» To be done: All of the lines below are to be transcribed faithfully, with pictures excluded from the copy.
•••••
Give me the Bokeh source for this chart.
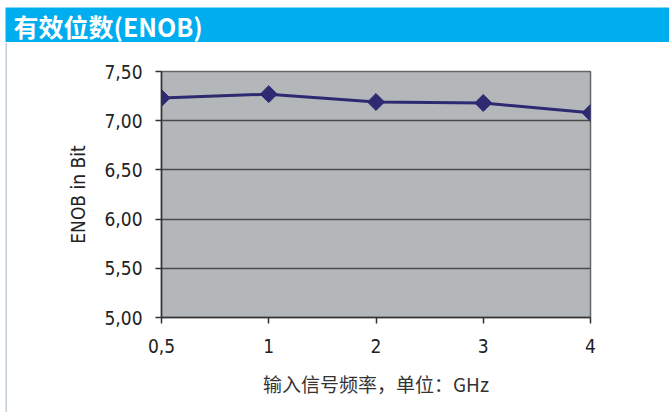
from bokeh.plotting import figure
from bokeh.models import Range1d, FixedTicker
from bokeh.layouts import column, row
from bokeh.core.properties import value
from bokeh.embed import file_html
from bokeh.resources import INLINE
import numpy as np

# data
freq_labels = ["0,5", "1", "2", "3", "4"]
enob = [7.23, 7.27, 7.19, 7.18, 7.08]
y_ticks = [5.0, 5.5, 6.0, 6.5, 7.0, 7.5]
y_tick_labels = ["5,00", "5,50", "6,00", "6,50", "7,00", "7,50"]
title_text = "有效位数(ENOB)"
x_title = "输入信号频率，单位：GHz"
y_title = "ENOB in Bit"

W = 669
BLUE = "#00AEEF"
NARROW = "Liberation Sans Narrow, DejaVu Sans Condensed, Roboto Condensed, Liberation Sans"


def bare(fig):
    fig.grid.visible = False
    fig.outline_line_color = None
    fig.frame_align = False
    return fig


# title bar (pixel-space ranges)
t = bare(figure(width=W, height=42, x_range=Range1d(0, W), y_range=Range1d(0, 42),
                toolbar_location=None, output_backend="svg", min_border=0,
                x_axis_location=None, y_axis_location=None))
t.background_fill_color = "white"
t.border_fill_color = "white"
t.quad(left=[5], right=[W], bottom=[0], top=[35], fill_color=BLUE, line_color=None)
t.text(x=[13], y=[17], text=[title_text], text_baseline="middle", text_align="left",
       text_font=value("Noto Sans CJK SC"), text_font_style="bold",
       text_font_size="25px", text_color="white")

# thin left rule
s = bare(figure(width=7, height=370, x_range=Range1d(0, 7), y_range=Range1d(0, 370),
                toolbar_location=None, output_backend="svg", min_border=0,
                x_axis_location=None, y_axis_location=None))
s.background_fill_color = "white"
s.border_fill_color = "white"
s.quad(left=[5], right=[6.5], bottom=[0], top=[370], fill_color="#c3cdd5", line_color=None)

# main chart
xs = list(range(len(freq_labels)))
p = figure(width=W - 7, height=370, x_range=Range1d(0, len(xs) - 1), y_range=Range1d(5, 7.5),
           toolbar_location=None, output_backend="svg",
           min_border_left=154, min_border_top=29, min_border_right=79, min_border_bottom=95)
p.frame_align = False
p.background_fill_color = "#b4b7ba"
p.border_fill_color = "white"
p.outline_line_color = "#666666"
p.outline_line_width = 1.5

p.xgrid.visible = False
p.ygrid.ticker = FixedTicker(ticks=y_ticks)
p.ygrid.grid_line_color = "#4a4a4a"
p.ygrid.grid_line_width = 1.5

p.yaxis.ticker = FixedTicker(ticks=y_ticks)
p.yaxis.major_label_overrides = {v: s_ for v, s_ in zip(y_ticks, y_tick_labels)}
p.xaxis.ticker = FixedTicker(ticks=xs)
p.xaxis.major_label_overrides = {i: s_ for i, s_ in zip(xs, freq_labels)}

for ax in (p.xaxis[0], p.yaxis[0]):
    ax.axis_line_color = "#333333"
    ax.axis_line_width = 1.5
    ax.major_tick_line_color = "#333333"
    ax.major_tick_line_width = 1.5
    ax.major_tick_out = 6
    ax.major_tick_in = 0
    ax.minor_tick_line_color = None
    ax.major_label_text_font = NARROW
    ax.major_label_text_font_size = "19px"
    ax.major_label_text_color = "#222222"

p.yaxis.major_label_standoff = 13
p.xaxis.major_label_standoff = 15
p.yaxis.axis_label = y_title
p.yaxis.axis_label_text_font = NARROW
p.yaxis.axis_label_text_font_size = "19px"
p.yaxis.axis_label_text_font_style = "normal"
p.yaxis.axis_label_text_color = "#222222"
p.yaxis.axis_label_standoff = 12

p.xaxis.axis_label = x_title
p.xaxis.axis_label_text_font = "Noto Sans CJK SC"
p.xaxis.axis_label_text_font_size = "19px"
p.xaxis.axis_label_text_font_style = "normal"
p.xaxis.axis_label_text_color = "#333333"
p.xaxis.axis_label_standoff = 14

NAVY = "#2d2a72"
p.line(xs, enob, line_color=NAVY, line_width=3)
p.scatter(xs, enob, marker="square", size=12, angle=np.pi / 4,
          fill_color=NAVY, line_color=NAVY)

layout = column(t, row(s, p, spacing=0), spacing=0)
open("out.html", "w").write(file_html(layout, INLINE))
•••••
» Result below:
Give me the Bokeh source for this chart.
from bokeh.plotting import figure
from bokeh.models import Range1d, FixedTicker
from bokeh.layouts import column, row
from bokeh.core.properties import value
from bokeh.embed import file_html
from bokeh.resources import INLINE
import numpy as np

# data
freq_labels = ["0,5", "1", "2", "3", "4"]
enob = [7.23, 7.27, 7.19, 7.18, 7.08]
y_ticks = [5.0, 5.5, 6.0, 6.5, 7.0, 7.5]
y_tick_labels = ["5,00", "5,50", "6,00", "6,50", "7,00", "7,50"]
title_text = "有效位数(ENOB)"
x_title = "输入信号频率，单位：GHz"
y_title = "ENOB in Bit"

W = 669
BLUE = "#00AEEF"
NARROW = "Liberation Sans Narrow, DejaVu Sans Condensed, Roboto Condensed, Liberation Sans"


def bare(fig):
    fig.grid.visible = False
    fig.outline_line_color = None
    fig.frame_align = False
    return fig


# title bar (pixel-space ranges)
t = bare(figure(width=W, height=42, x_range=Range1d(0, W), y_range=Range1d(0, 42),
                toolbar_location=None, output_backend="svg", min_border=0,
                x_axis_location=None, y_axis_location=None))
t.background_fill_color = "white"
t.border_fill_color = "white"
t.quad(left=[5], right=[W], bottom=[0], top=[35], fill_color=BLUE, line_color=None)
t.text(x=[13], y=[17], text=[title_text], text_baseline="middle", text_align="left",
       text_font=value("Noto Sans CJK SC"), text_font_style="bold",
       text_font_size="25px", text_color="white")

# thin left rule
s = bare(figure(width=7, height=370, x_range=Range1d(0, 7), y_range=Range1d(0, 370),
                toolbar_location=None, output_backend="svg", min_border=0,
                x_axis_location=None, y_axis_location=None))
s.background_fill_color = "white"
s.border_fill_color = "white"
s.quad(left=[5], right=[6.5], bottom=[0], top=[370], fill_color="#c3cdd5", line_color=None)

# main chart
xs = list(range(len(freq_labels)))
p = figure(width=W - 7, height=370, x_range=Range1d(0, len(xs) - 1), y_range=Range1d(5, 7.5),
           toolbar_location=None, output_backend="svg",
           min_border_left=154, min_border_top=29, min_border_right=79, min_border_bottom=95)
p.frame_align = False
p.background_fill_color = "#b4b7ba"
p.border_fill_color = "white"
p.outline_line_color = "#666666"
p.outline_line_width = 1.5

p.xgrid.visible = False
p.ygrid.ticker = FixedTicker(ticks=y_ticks)
p.ygrid.grid_line_color = "#4a4a4a"
p.ygrid.grid_line_width = 1.5

p.yaxis.ticker = FixedTicker(ticks=y_ticks)
p.yaxis.major_label_overrides = {v: s_ for v, s_ in zip(y_ticks, y_tick_labels)}
p.xaxis.ticker = FixedTicker(ticks=xs)
p.xaxis.major_label_overrides = {i: s_ for i, s_ in zip(xs, freq_labels)}

for ax in (p.xaxis[0], p.yaxis[0]):
    ax.axis_line_color = "#333333"
    ax.axis_line_width = 1.5
    ax.major_tick_line_color = "#333333"
    ax.major_tick_line_width = 1.5
    ax.major_tick_out = 6
    ax.major_tick_in = 0
    ax.minor_tick_line_color = None
    ax.major_label_text_font = NARROW
    ax.major_label_text_font_size = "19px"
    ax.major_label_text_color = "#222222"

p.yaxis.major_label_standoff = 13
p.xaxis.major_label_standoff = 15
p.yaxis.axis_label = y_title
p.yaxis.axis_label_text_font = NARROW
p.yaxis.axis_label_text_font_size = "19px"
p.yaxis.axis_label_text_font_style = "normal"
p.yaxis.axis_label_text_color = "#222222"
p.yaxis.axis_label_standoff = 12

p.xaxis.axis_label = x_title
p.xaxis.axis_label_text_font = "Noto Sans CJK SC"
p.xaxis.axis_label_text_font_size = "19px"
p.xaxis.axis_label_text_font_style = "normal"
p.xaxis.axis_label_text_color = "#333333"
p.xaxis.axis_label_standoff = 14

NAVY = "#2d2a72"
p.line(xs, enob, line_color=NAVY, line_width=3)
p.scatter(xs, enob, marker="square", size=12, angle=np.pi / 4,
          fill_color=NAVY, line_color=NAVY)

layout = column(t, row(s, p, spacing=0), spacing=0)
open("out.html", "w").write(file_html(layout, INLINE))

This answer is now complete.